Levi Rickert, editor-in-chief in Native Condition. Discussion »
Last night's "Life on the Rez" segment on "Our America with Lisa Ling" on the OWN channel provided a glimpse of the good, bad and ugly on two American Indian reservations: the Pine Ridge Indian Reservation and the Yankton Sioux Reservation.
Lisa Ling tells the ugly fact that 80 percent of the people on the
Pine Ridge Indian Reservation are unemployed
The good was the positive steps people on these reservations do on an ongoing basis to do provide hope for American Indian children, who are constantly surrounded the bad and ugliness of severe poverty, alcoholism, and suicide.
It should be noted those who are making the positive steps are alcohol-free. Somehow they overcame the self-destructiveness of drinking.
Lisa Ling tells the ugly fact that 80 percent of the people on the Pine Ridge Indian Reservation are unemployed with no decent grocery stores with reasonable prices or healthy food to shop or industry to provide much needed jobs.

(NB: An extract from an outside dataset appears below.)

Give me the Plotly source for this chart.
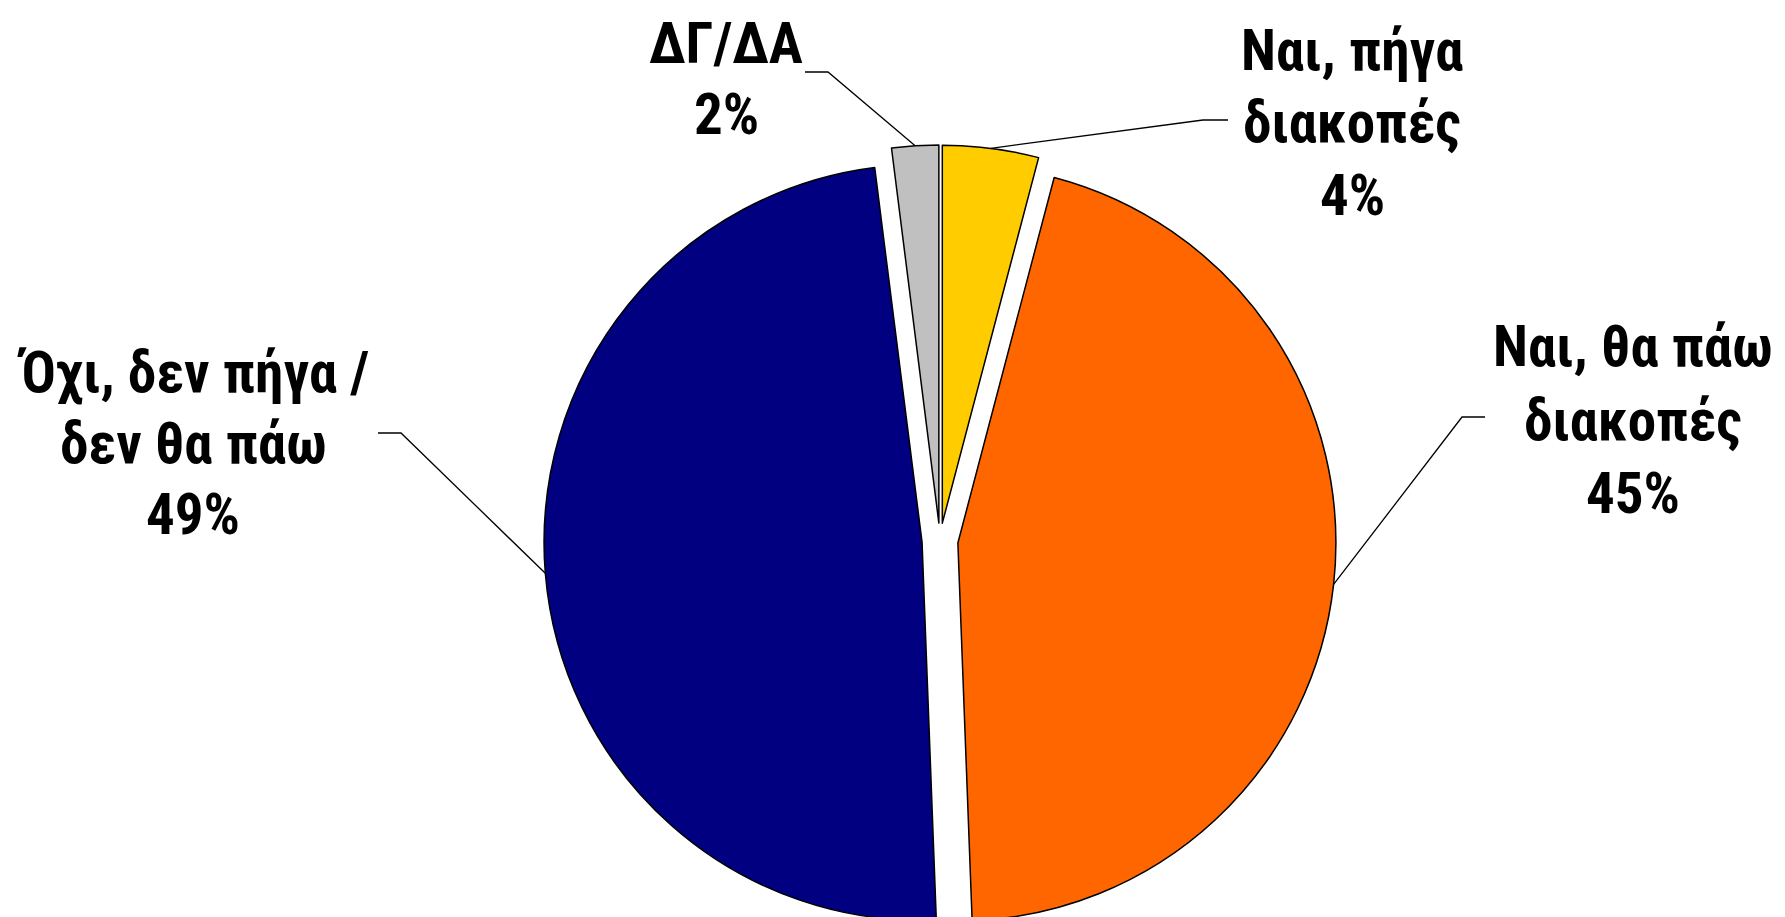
import plotly.graph_objects as go
import math

# ---- data ----
categories = ["Ναι, πήγα διακοπές", "Ναι, θα πάω διακοπές",
              "Όχι, δεν πήγα / δεν θα πάω", "ΔΓ/ΔΑ"]
label_lines = [["Ναι, πήγα", "διακοπές"],
               ["Ναι, θα πάω", "διακοπές"],
               ["Όχι, δεν πήγα /", "δεν θα πάω"],
               ["ΔΓ/ΔΑ"]]
values = [4.1, 45.3, 48.6, 2.0]
colors = ["#FFCC00", "#FF6600", "#000080", "#C0C0C0"]

# ---- layout (page pixels, converted below) ----
OFF = 8                     # default page margin around the plot div
W, H = 1785 - OFF, 1000
cx, cy = 940, 541           # pie centre (page px)
R_out = 396                 # outer reach of the pulled slices
pull = 0.0476
r = R_out / (1 + pull)
box = 2 * R_out

# label centres x and per-line baselines (page px)
label_x = [1352, 1633, 193, 726]
label_base = [[70, 142, 215], [366, 440, 513], [392, 463, 534], [63, 134]]
# leader: (x at label, x elbow, y)
leader_h = [(1228, 1203, 120), (1485, 1462, 417), (378, 401, 433), (805, 828, 72)]

FONT = "Roboto Condensed, Liberation Sans Narrow, Arial Narrow, sans-serif"
FSIZE = 57


def px(x, y):
    return (x - OFF) / W, 1 - (y - OFF) / H


fig = go.Figure()
fig.add_trace(go.Pie(
    labels=categories,
    values=values,
    marker=dict(colors=colors, line=dict(color="black", width=1.5)),
    pull=[pull] * len(values),
    sort=False,
    direction="clockwise",
    rotation=0,
    textinfo="none",
    hoverinfo="label+percent",
    showlegend=False,
    domain=dict(x=[(cx - OFF - box / 2) / W, (cx - OFF + box / 2) / W],
                y=[1 - (cy - OFF + box / 2) / H, 1 - (cy - OFF - box / 2) / H]),
))

total = sum(values)
cum = 0.0
annotations = []
shapes = []
for i, v in enumerate(values):
    a0 = cum / total * 360
    cum += v
    a1 = cum / total * 360
    mid = math.radians((a0 + a1) / 2)
    ex = cx + R_out * math.sin(mid)
    ey = cy - R_out * math.cos(mid)
    xo, xe, yl = leader_h[i]
    p0 = px(xo, yl)
    p1 = px(xe, yl)
    p2 = px(ex, ey)
    shapes.append(dict(
        type="path", xref="paper", yref="paper",
        path=f"M {p0[0]} {p0[1]} L {p1[0]} {p1[1]} L {p2[0]} {p2[1]}",
        line=dict(color="black", width=1.3),
    ))
    lines = label_lines[i] + [f"{round(v)}%"]
    for line, base in zip(lines, label_base[i]):
        lx, ly = px(label_x[i], base - 0.345 * FSIZE)
        annotations.append(dict(
            x=lx, y=ly, xref="paper", yref="paper",
            text=line, showarrow=False, align="center",
            xanchor="center", yanchor="middle",
            font=dict(family=FONT, size=FSIZE, color="black", weight="bold"),
        ))

fig.update_layout(
    width=W, height=H,
    margin=dict(l=0, r=0, t=0, b=0),
    paper_bgcolor="white",
    plot_bgcolor="white",
    annotations=annotations,
    shapes=shapes,
)

fig.write_html("out.html")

The positive steps were shown in stories, such as when 13 year old Misun Mills scores big in a powwow and is living a life of hope by embracing his Lakota culture; Eileen Janis working the phone to help save precious lives from suicide; 24 year Joe Mesteth finds solace in discovering skate boarding and 8th grade teacher Kip Spotted Eagle teaching a group of youth to deer hunt so that they may eat healthier foods, other than the USDA processed meats.

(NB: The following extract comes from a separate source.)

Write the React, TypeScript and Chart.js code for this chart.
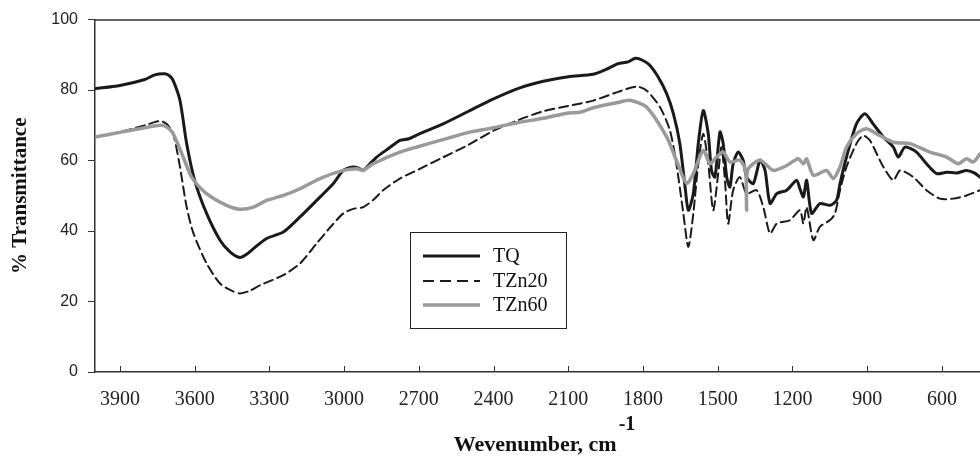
import React, { useEffect, useRef } from "react";
import { Chart, registerables } from "chart.js";

Chart.register(...registerables);

// ---- data (wavenumber in cm-1, % transmittance) ----
const tqWave = [4000, 3900, 3800, 3760, 3720, 3700, 3686, 3659, 3632, 3600, 3552, 3498, 3458, 3418, 3390, 3364, 3311, 3244, 3177, 3110, 3043, 3003, 2963, 2940, 2923, 2900, 2869, 2820, 2776, 2740, 2700, 2600, 2500, 2400, 2300, 2200, 2100, 2000, 1950, 1900, 1860, 1830, 1800, 1772, 1739, 1705, 1678, 1652, 1631, 1618, 1598, 1578, 1558, 1538, 1525, 1511, 1491, 1478, 1464, 1451, 1438, 1418, 1398, 1384, 1357, 1330, 1310, 1290, 1263, 1223, 1183, 1170, 1156, 1143, 1123, 1090, 1049, 1023, 1009, 983, 943, 909, 876, 835, 795, 775, 748, 702, 662, 621, 581, 540, 501, 470, 447];
const tqT = [80.4, 81.3, 83.0, 84.3, 84.6, 84.0, 82.7, 77.1, 64.8, 54.4, 45.0, 37.4, 34.1, 32.5, 33.5, 35.0, 37.9, 39.7, 44.0, 48.7, 53.5, 57.2, 58.2, 57.8, 57.2, 58.8, 61.0, 63.5, 65.7, 66.2, 67.5, 70.5, 74.0, 77.5, 80.5, 82.5, 83.8, 84.5, 85.8, 87.5, 88.0, 89.0, 88.4, 87.0, 83.7, 79.0, 73.3, 64.8, 52.5, 45.9, 50.6, 64.8, 74.2, 67.6, 57.2, 55.3, 68.1, 64.8, 55.3, 52.5, 59.1, 62.4, 60.1, 55.3, 53.5, 60.1, 57.2, 47.8, 50.6, 51.6, 54.4, 52.0, 49.7, 54.4, 45.0, 47.8, 47.3, 48.7, 53.5, 61.0, 70.4, 73.3, 70.4, 66.7, 63.8, 61.0, 63.8, 62.4, 59.1, 56.3, 56.7, 56.5, 57.2, 56.5, 55.3];

const tzn20Wave = [4000, 3900, 3800, 3739, 3712, 3686, 3659, 3632, 3605, 3552, 3498, 3450, 3418, 3380, 3338, 3244, 3177, 3110, 3050, 3003, 2963, 2923, 2880, 2843, 2776, 2700, 2600, 2500, 2400, 2300, 2200, 2100, 2000, 1900, 1826, 1786, 1732, 1692, 1666, 1638, 1618, 1598, 1578, 1558, 1538, 1518, 1498, 1485, 1471, 1458, 1438, 1411, 1384, 1344, 1317, 1290, 1263, 1210, 1170, 1156, 1143, 1116, 1090, 1049, 1029, 1009, 983, 943, 916, 889, 862, 835, 795, 768, 715, 662, 608, 555, 501, 447];
const tzn20T = [66.7, 68.1, 70.0, 71.2, 70.4, 67.6, 58.2, 46.8, 39.4, 30.8, 25.1, 23.0, 22.3, 23.0, 24.6, 27.5, 30.8, 36.5, 41.5, 45.0, 46.3, 46.8, 49.0, 51.6, 54.9, 57.5, 61.0, 64.5, 68.5, 71.5, 74.0, 75.5, 77.0, 79.5, 81.0, 79.9, 75.2, 68.6, 59.1, 45.0, 35.5, 45.0, 59.1, 67.6, 59.1, 45.9, 56.3, 63.8, 54.4, 42.1, 51.6, 55.3, 50.6, 51.6, 46.8, 39.3, 42.1, 43.1, 45.9, 42.1, 46.8, 37.4, 41.2, 43.1, 45.0, 51.6, 58.2, 64.8, 67.1, 65.7, 62.0, 58.2, 54.4, 57.2, 55.3, 51.6, 49.2, 49.2, 50.1, 51.6];

const tzn60Wave = [4000, 3900, 3800, 3739, 3712, 3686, 3646, 3612, 3552, 3472, 3418, 3364, 3311, 3244, 3177, 3097, 3003, 2949, 2923, 2883, 2776, 2700, 2600, 2500, 2400, 2300, 2200, 2100, 2053, 2000, 1900, 1852, 1786, 1705, 1666, 1625, 1598, 1558, 1531, 1505, 1478, 1451, 1411, 1388, 1384, 1380, 1330, 1277, 1223, 1177, 1156, 1143, 1116, 1063, 1036, 1009, 983, 943, 903, 849, 795, 728, 648, 581, 534, 501, 474, 447];
const tzn60T = [66.7, 68.0, 69.3, 70.0, 69.5, 67.6, 61.0, 55.3, 50.6, 47.3, 46.2, 46.8, 48.7, 50.1, 52.0, 54.9, 57.2, 57.7, 57.2, 59.1, 62.4, 64.0, 66.0, 68.0, 69.3, 70.8, 72.0, 73.5, 73.7, 75.0, 76.5, 77.1, 75.2, 66.7, 60.1, 53.5, 56.3, 62.9, 59.1, 61.0, 62.4, 59.6, 60.1, 57.2, 45.9, 57.2, 60.1, 57.2, 58.6, 60.5, 59.1, 60.5, 55.8, 57.2, 54.9, 58.2, 63.8, 67.6, 69.0, 67.1, 65.2, 64.8, 62.4, 61.0, 59.1, 60.5, 59.6, 61.9];

const seriesLabels = ["TQ", "TZn20", "TZn60"];
const xTicks = [3900, 3600, 3300, 3000, 2700, 2400, 2100, 1800, 1500, 1200, 900, 600];
const xTitle = "Wevenumber, cm";
const xTitleSup = "-1";
const yTitle = "% Transmittance";

const SERIF = "'Liberation Serif', 'Times New Roman', serif";
const SANS = "'Liberation Sans', Arial, sans-serif";

export default function App() {
  const ref = useRef<HTMLCanvasElement>(null);

  useEffect(() => {
    if (!ref.current) return;
    const toPts = (w: number[], t: number[]) => w.map((x, i) => ({ x, y: t[i] }));

    const styles = [
      { color: "#1a1a1a", width: 3, dash: [] as number[] },
      { color: "#1a1a1a", width: 2, dash: [9, 5] },
      { color: "#9a9a9a", width: 3.5, dash: [] as number[] },
    ];

    const deco = {
      id: "deco",
      afterDraw(chart: any) {
        const { ctx, chartArea: a, scales } = chart;
        const xs = scales.x;
        ctx.save();
        // top frame line
        ctx.strokeStyle = "#333";
        ctx.lineWidth = 1.5;
        ctx.beginPath();
        ctx.moveTo(a.left, a.top + 0.5);
        ctx.lineTo(a.right, a.top + 0.5);
        ctx.stroke();
        // inward x tick marks
        ctx.lineWidth = 1;
        xTicks.forEach((v) => {
          const p = Math.round(xs.getPixelForValue(v)) + 0.5;
          ctx.beginPath();
          ctx.moveTo(p, a.bottom);
          ctx.lineTo(p, a.bottom - 6);
          ctx.stroke();
        });
        // legend box
        const bx = 410.5, by = 232.5, bw = 156, bh = 96;
        ctx.fillStyle = "#fff";
        ctx.fillRect(bx, by, bw, bh);
        ctx.strokeStyle = "#222";
        ctx.lineWidth = 1;
        ctx.strokeRect(bx, by, bw, bh);
        const rows = [256, 281, 305];
        seriesLabels.forEach((lab, i) => {
          const s = styles[i];
          ctx.strokeStyle = s.color;
          ctx.lineWidth = s.width;
          ctx.setLineDash(i === 1 ? [11, 6] : []);
          ctx.beginPath();
          ctx.moveTo(423, rows[i]);
          ctx.lineTo(480, rows[i]);
          ctx.stroke();
          ctx.setLineDash([]);
          ctx.fillStyle = "#111";
          ctx.font = `20px ${SERIF}`;
          ctx.textBaseline = "middle";
          ctx.textAlign = "left";
          ctx.fillText(lab, 493, rows[i] + 1);
        });
        // x title with superscript
        ctx.fillStyle = "#111";
        ctx.textBaseline = "alphabetic";
        ctx.font = `bold 22px ${SERIF}`;
        const w1 = ctx.measureText(xTitle).width;
        ctx.font = `bold 20px ${SERIF}`;
        const w2 = ctx.measureText(xTitleSup).width;
        const x0 = (a.left + a.right) / 2 + 6 - (w1 + w2) / 2;
        ctx.font = `bold 22px ${SERIF}`;
        ctx.fillText(xTitle, x0, 451);
        ctx.font = `bold 20px ${SERIF}`;
        ctx.fillText(xTitleSup, x0 + w1 + 2, 430);
        ctx.restore();
      },
    };

    const chart = new Chart(ref.current, {
      type: "line",
      data: {
        datasets: [
          { label: seriesLabels[0], data: toPts(tqWave, tqT), borderColor: styles[0].color, borderWidth: styles[0].width, order: 1 },
          { label: seriesLabels[1], data: toPts(tzn20Wave, tzn20T), borderColor: styles[1].color, borderWidth: styles[1].width, borderDash: styles[1].dash, order: 2 },
          { label: seriesLabels[2], data: toPts(tzn60Wave, tzn60T), borderColor: styles[2].color, borderWidth: styles[2].width, order: 0 },
        ],
      },
      options: {
        animation: false,
        responsive: true,
        maintainAspectRatio: false,
        parsing: false as any,
        elements: { point: { radius: 0 }, line: { tension: 0.25, borderCapStyle: "round", borderJoinStyle: "round" } },
        layout: { padding: { top: 19, right: 0, left: 0, bottom: 0 } },
        plugins: { legend: { display: false }, tooltip: { enabled: false } },
        scales: {
          x: {
            type: "linear",
            reverse: true,
            min: 447,
            max: 4000,
            afterBuildTicks: (s: any) => {
              s.ticks = xTicks.map((v) => ({ value: v }));
            },
            afterFit: (s: any) => {
              s.height = 86;
            },
            grid: { display: false, drawTicks: false },
            border: { display: true, color: "#333", width: 1.5 },
            ticks: {
              font: { family: SERIF, size: 20 },
              color: "#222",
              padding: 16,
              maxRotation: 0,
              autoSkip: false,
              callback: (v: any) => String(v),
            },
          },
          y: {
            min: 0,
            max: 100,
            afterFit: (s: any) => {
              s.width = 95;
            },
            grid: { drawOnChartArea: false, drawTicks: true, tickLength: 7, color: "#333" },
            border: { display: true, color: "#333", width: 1.5 },
            ticks: {
              stepSize: 20,
              font: { family: SANS, size: 16 },
              color: "#222",
              padding: 10,
              callback: (v: any) => String(v),
            },
            title: {
              display: true,
              text: yTitle,
              font: { family: SERIF, size: 21, weight: "bold" },
              color: "#111",
              padding: { top: 8, bottom: 0 },
            },
          },
        },
      },
      plugins: [deco],
    } as any);

    return () => chart.destroy();
  }, []);

  return (
    <div style={{ position: "absolute", left: 0, top: 0, width: 980, height: 458, background: "#fff" }}>
      <canvas ref={ref} />
    </div>
  );
}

"Life on the Rez" is part of the series "Our America with Lisa Ling, " who is showing how America lives in the 2010s on Oprah's channel. This episode was the Oprah Winfrey Network's version of what ABC's Diane Sawyer did last October in "A Hidden America: Children of the Plains, " which provided the same dismal portrayal of high rates of alcoholism and feelings of helplessness and hopelessness, laced with glimmers of hope.
Unfortunately, a one hour program about two South Dakota-based Indian reservations does not accurately tell the story of American Indians in America today, where 78 percent of American Indians live away from tribal lands per the 2010 US Census outcomes.
In all due respect to our Oglala and Yankton brothers and sisters, there are other stories that should be told about American Indian and Alaska Native lives. Hollywood television producers and correspondents show get out more and expand their horizons and tell more of the story of contemporary American Indians - beyond the lands of Sitting Bull and Crazy Horse.
There are many stories of American Indians who have become productive lives who live lives free of alcohol and drugs. They have chosen Wellbriety as a norm because they know alcohol and drugs rob families of peace and contentment.
In fairness to Lisa Ling, a young, but seasoned journalist, spoke with compassion about the living conditions of the two South Dakota Indian reservations. Lisa Ling can be complimented for her fair treatment of the good, bad and ugly, but she needs to get out more in other parts of Indian Country.